New money in the budget includes an additional $2 billion over three years for home and community care–which sees care provided at home or in a community setting by nurses, personal support workers and others–an additional $965 million for hospitals, a $200-million community sport and recreation infrastructure fund and $120 million more for autism therapies.

The Progressive Conservative government is also putting $100 million more into its Skills Development Fund as it hopes to flood the labour market with increasing numbers of skilled trades professionals.

As well, the province is planning auto insurance reforms, putting money toward four police helicopters for Greater Toronto Area forces, supporting a new York University medical school focused on training family doctors, and increasing the eligibility threshold for a program that helps families with the cost of electricity.

NDP Leader Marit Stiles said there are many gaps in the budget, which she said doesn't put enough toward affordable housing or boosting primary health care.

"I see nothing here that's going to support Ontarians in their day-to-day lives," she said.

In addition to the sluggish economy, the budget document also cites higher public sector salaries, increased infrastructure spending and gas tax relief as reasons for the deficit figures.

The government is spending billions more on broader public sector compensation, particularly in health and education, after its wage restraint law was declared unconstitutional last month.

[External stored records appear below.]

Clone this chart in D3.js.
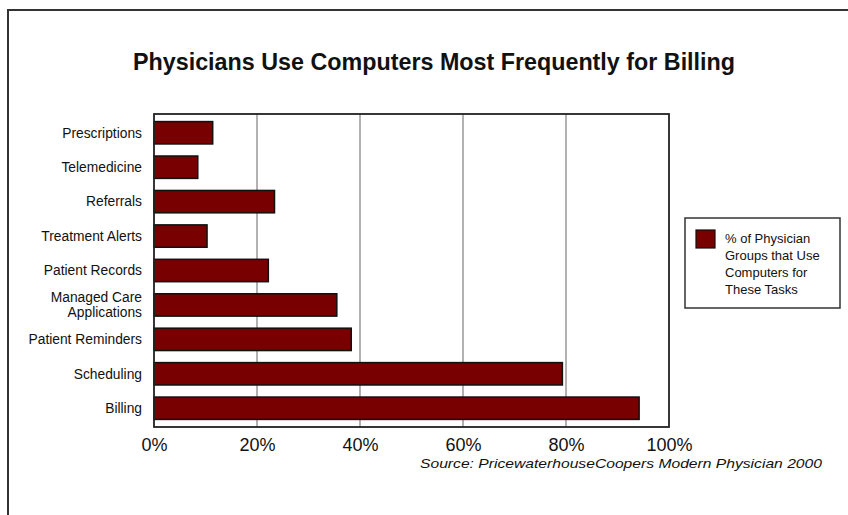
<!DOCTYPE html>
<html>
<head>
<meta charset="utf-8">
<script src="https://cdn.jsdelivr.net/npm/d3@7"></script>
<style>
  body { margin: 0; background: #fff; }
  svg { display: block; font-family: "Liberation Sans", Arial, sans-serif; }
  .cat-label { font-size: 13.8px; fill: #111; }
  .tick-label { font-size: 18px; fill: #111; }
  .legend-text { font-size: 13px; fill: #111; }
</style>
</head>
<body>
<div id="chart"></div>
<script>
// categories top to bottom
var categories = ["Prescriptions", "Telemedicine", "Referrals", "Treatment Alerts",
    "Patient Records", "Managed Care Applications", "Patient Reminders", "Scheduling", "Billing"];
// % of physician groups
var values = [11.4, 8.5, 23.4, 10.3, 22.2, 35.5, 38.3, 79.3, 94.2];
var xTicks = [0, 20, 40, 60, 80, 100];
var legendLines = ["% of Physician", "Groups that Use", "Computers for", "These Tasks"];

var W = 848, H = 515;
var margin = { top: 114, right: 179, bottom: 88, left: 154 };
var width = W - margin.left - margin.right,
    height = H - margin.top - margin.bottom;

var svg = d3.select("#chart").append("svg")
    .attr("width", W)
    .attr("height", H);

// outer frame (runs off the right and bottom)
svg.append("rect")
    .attr("x", 8).attr("y", 10)
    .attr("width", W + 20).attr("height", H + 20)
    .attr("fill", "none")
    .attr("stroke", "#333")
    .attr("stroke-width", 2);

svg.append("text")
    .attr("x", 434).attr("y", 70)
    .attr("text-anchor", "middle")
    .attr("font-size", 23)
    .attr("font-weight", "bold")
    .attr("textLength", 602)
    .attr("lengthAdjust", "spacingAndGlyphs")
    .attr("fill", "#111")
    .text("Physicians Use Computers Most Frequently for Billing");

var g = svg.append("g")
    .attr("transform", "translate(" + margin.left + "," + margin.top + ")");

var x = d3.scaleLinear().domain([0, 100]).range([0, width]);
var y = d3.scaleBand().domain(categories).range([0, height])
    .paddingInner(0.35).paddingOuter(0.22);

// gridlines
g.selectAll(".grid")
    .data(xTicks.slice(1, -1))
    .enter().append("line")
    .attr("class", "grid")
    .attr("x1", function(d) { return x(d); })
    .attr("x2", function(d) { return x(d); })
    .attr("y1", 0).attr("y2", height)
    .attr("stroke", "#999")
    .attr("stroke-width", 1.5);

// bars
g.selectAll(".bar")
    .data(values)
    .enter().append("rect")
    .attr("class", "bar")
    .attr("x", x(0))
    .attr("y", function(d, i) { return y(categories[i]); })
    .attr("width", function(d) { return x(d) - x(0); })
    .attr("height", y.bandwidth())
    .attr("fill", "#780000")
    .attr("stroke", "#111")
    .attr("stroke-width", 1.5);

// plot border
g.append("rect")
    .attr("width", width).attr("height", height)
    .attr("fill", "none")
    .attr("stroke", "#222")
    .attr("stroke-width", 1.8);

// category labels
var labels = g.selectAll(".cat-label")
    .data(categories)
    .enter().append("text")
    .attr("class", "cat-label")
    .attr("text-anchor", "end")
    .attr("x", -12)
    .attr("y", function(d) { return y(d) + y.bandwidth() / 2; });

labels.each(function(d) {
    var t = d3.select(this);
    var lines = d === "Managed Care Applications" ? ["Managed Care", "Applications"] : [d];
    lines.forEach(function(l, k) {
        t.append("tspan")
            .attr("x", -12)
            .attr("dy", k === 0 ? (0.35 - (lines.length - 1) * 0.55) + "em" : "1.1em")
            .text(l);
    });
});

// x axis labels
var xAxis = d3.axisBottom(x)
    .tickValues(xTicks)
    .tickSize(0)
    .tickPadding(11)
    .tickFormat(function(d) { return d + "%"; });

var ax = g.append("g")
    .attr("transform", "translate(0," + height + ")")
    .call(xAxis);
ax.select(".domain").remove();
ax.selectAll("text")
    .attr("class", "tick-label")
    .attr("font-family", null)
    .attr("font-size", null)
    .attr("fill", "#111");

// legend
var lg = svg.append("g").attr("transform", "translate(685,218)");
lg.append("rect")
    .attr("width", 155).attr("height", 90)
    .attr("fill", "#fff")
    .attr("stroke", "#333")
    .attr("stroke-width", 1.5);
lg.append("rect")
    .attr("x", 11).attr("y", 12)
    .attr("width", 19).attr("height", 18)
    .attr("fill", "#780000")
    .attr("stroke", "#111")
    .attr("stroke-width", 1.2);
lg.selectAll(".legend-text")
    .data(legendLines)
    .enter().append("text")
    .attr("class", "legend-text")
    .attr("x", 40)
    .attr("y", function(d, i) { return 25 + i * 17; })
    .text(function(d) { return d; });

// source
svg.append("text")
    .attr("x", 822).attr("y", 468)
    .attr("text-anchor", "end")
    .attr("font-size", 13.5)
    .attr("font-style", "italic")
    .attr("textLength", 402)
    .attr("lengthAdjust", "spacingAndGlyphs")
    .attr("fill", "#111")
    .text("Source: PricewaterhouseCoopers Modern Physician 2000");
</script>
</body>
</html>
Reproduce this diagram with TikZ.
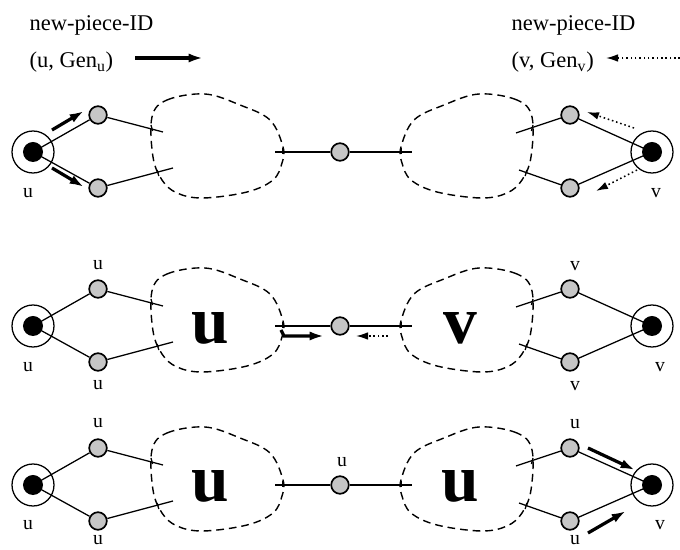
\documentclass[tikz,border=0pt]{standalone}
\usepackage{fontspec}
\setmainfont{Liberation Serif}
\usetikzlibrary{arrows.meta}

\tikzset{
    cluster/.pic={
        % dashed region with the crossing marks of the edges
        \draw[rim] plot[smooth cycle, tension=0.6] coordinates {(152,-35) (167,-52) (205,-58) (240,-47) (270,-32) (283,-5) (282,11) (273,28) (247,40) (203,46) (177,41) (162,28) (153,5)};
        \draw[edge] (151,-27) -- (152.6,-21);
        \draw[edge] (157.2,18) -- (158.8,24);
        \draw[edge] (283,-4) -- (283,2);
    }
}

\begin{document}
\begin{tikzpicture}[
    x=0.025cm, y=-0.025cm,
    every node/.style={font=\fontsize{14}{16}\selectfont, inner sep=1pt},
    hub/.style={circle, draw, line width=0.9pt, minimum size=1.05cm, inner sep=0pt,
        path picture={\fill (path picture bounding box.center) circle (0.25cm);}},
    site/.style={circle, draw, line width=1.2pt, fill=gray!45, minimum size=0.44cm, inner sep=0pt},
    edge/.style={line width=0.9pt},
    rim/.style={line width=1pt, dash pattern=on 5.5pt off 3.5pt},
    push/.style={line width=2.3pt, -{Latex[length=3.6mm, width=2.3mm]}},
    pull/.style={line width=1.1pt, dotted, -{Latex[length=3mm, width=1.9mm]}},
    big/.style={font=\fontsize{48}{48}\selectfont\bfseries},
    head/.style={anchor=west, font=\fontsize{16}{18}\selectfont}
]
\useasboundingbox (0,0) rectangle (680,550);

% Headers
\node[head] (hl) at (28,25) {new-piece-ID};
\node[head] (gl) at (28,62) {(u, Gen\textsubscript{u})};
\node[head] (hr) at (510,25) {new-piece-ID};
\node[head] (gr) at (510,62) {(v, Gen\textsubscript{v})};

\coordinate (pa) at (135,58);
\coordinate (pb) at (203,58);
\coordinate (qa) at (680,58);
\coordinate (qb) at (606,58);
\draw[push] (pa) -- (pb);
\draw[pull] (qa) -- (qb);

% Three rows of the same graph
\foreach \r/\y in {1/152, 2/326, 3/485} {
    \pic at (0,\y) {cluster};
    \pic[xscale=-1] at (684,\y) {cluster};

    \node[hub] (u\r) at (33,\y) {};
    \node[site] (ua\r) at (98,\y-37) {};
    \node[site] (ub\r) at (98,\y+36) {};
    \node[site] (m\r) at (340,\y) {};
    \node[site] (va\r) at (570,\y-37) {};
    \node[site] (vb\r) at (570,\y+36) {};
    \node[hub] (v\r) at (652,\y) {};

    \coordinate (ea\r) at (163,\y-20);
    \coordinate (eb\r) at (173,\y+16);
    \coordinate (fa\r) at (516,\y-19);
    \coordinate (fb\r) at (519,\y+18);
    \coordinate (cl\r) at (275,\y);
    \coordinate (cr\r) at (412,\y);

    \draw[edge] (ua\r) -- (u\r.center);
    \draw[edge] (ub\r) -- (u\r.center);
    \draw[edge] (ua\r) -- (ea\r);
    \draw[edge] (ub\r) -- (eb\r);
    \draw[edge] (va\r) -- (v\r.center);
    \draw[edge] (vb\r) -- (v\r.center);
    \draw[edge] (va\r) -- (fa\r);
    \draw[edge] (vb\r) -- (fb\r);
    \draw[edge] (cl\r) -- (m\r) -- (cr\r);
}

% Labels, first row
\node (lu1) at (28,193) {u};
\node (lv1) at (656,193) {v};

% Labels, second row
\node (lu2) at (28,367) {u};
\node (lua2) at (98,265) {u};
\node (lub2) at (98,385) {u};
\node (lva2) at (575,266) {v};
\node (lvb2) at (575,386) {v};
\node (lv2) at (660,367) {v};
\node[big] (bu2) at (210,328) {u};
\node[big] (bv2) at (460,328) {v};

% Labels, third row
\node (lu3) at (28,525) {u};
\node (lua3) at (98,423) {u};
\node (lub3) at (98,540) {u};
\node (lm3) at (342,462) {u};
\node (lva3) at (575,424) {u};
\node (lvb3) at (575,540) {u};
\node (lv3) at (660,525) {v};
\node[big] (bu3) at (210,486) {u};
\node[big] (bv3) at (460,486) {u};

% Arrows, first row
\coordinate (a1) at (52,130);
\coordinate (a2) at (84,111);
\coordinate (a3) at (52,168);
\coordinate (a4) at (84,187);
\draw[push] (a1) -- (a2);
\draw[push] (a3) -- (a4);

\coordinate (b1) at (634,128);
\coordinate (b2) at (587,112);
\coordinate (b3) at (637,170);
\coordinate (b4) at (596,191);
\draw[pull] (b1) -- (b2);
\draw[pull] (b3) -- (b4);

% Arrows, second row
\coordinate (c0) at (281,330);
\coordinate (c1) at (284,336);
\coordinate (c2) at (324,336);
\draw[push] (c0) -- (c1) -- (c2);

\coordinate (d1) at (388,336);
\coordinate (d2) at (356,336);
\draw[pull] (d1) -- (d2);

% Arrows, third row
\coordinate (e1) at (588,448);
\coordinate (e2) at (635,470);
\coordinate (e3) at (588,533);
\coordinate (e4) at (626,511);
\draw[push] (e1) -- (e2);
\draw[push] (e3) -- (e4);

\end{tikzpicture}
\end{document}
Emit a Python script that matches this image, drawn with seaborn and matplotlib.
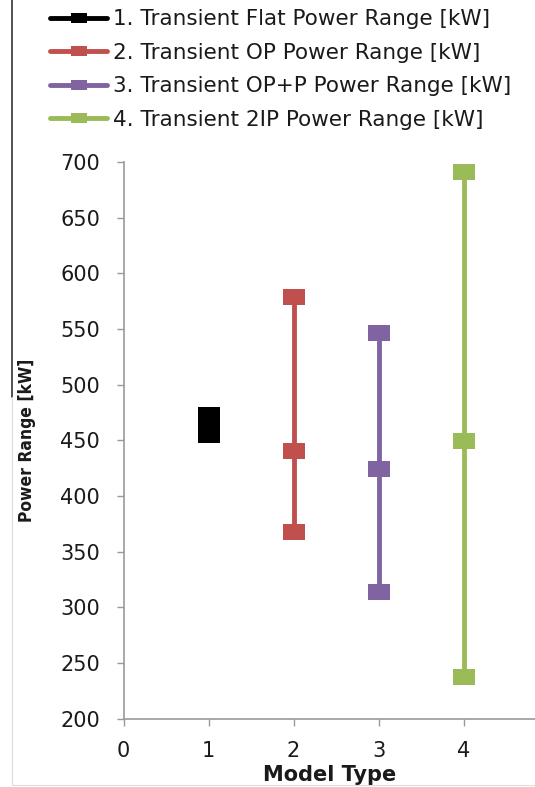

The province has mostly relied on large, multi-billion-dollar contingency funds to pay for retroactive payments it has had to make, but going forward the contingency fund is set at a more standard level of $1.5 billion.

Ontario's finances on the revenues side have also deteriorated since the last budget, Tuesday's document reports, saying they have decreased by $7.3 billion for the upcoming fiscal year, due to both slower growth and lower tax assessment information from the federal government.

As well, a recent federal announcement of a two-year cap on international student study permits will negatively affect the province's books since colleges' finances are consolidated into the province's financial statements.

Colleges have increasingly relied on the much higher tuition fees paid by international students to bolster their finances in the face of low operating funding from the province and a multi-year domestic tuition freeze.

The budget shows the province's net debt rising above $439 billion in the upcoming year.

Liberal finance critic Stephanie Bowman noted that the Progressive Conservatives have added $100 billion in net debt since coming to power in 2018, and criticized the government for managing to both pile on debt while also underspending on services such as health care.

"There are lots of things this government is choosing not to do to fix the crisis in front of them because they like projects," she said.

"They like building things that are adding billions of dollars of debt and yet we have crises after crises in every file in this province. I would actually challenge people to name a file that is not on fire here."

For this fiscal year, the province is expected to end 2023-24 with a $3-billion deficit, an improvement from the $4.5 billion expectation Bethlenfalvy had just a month ago when he presented the third quarter finances.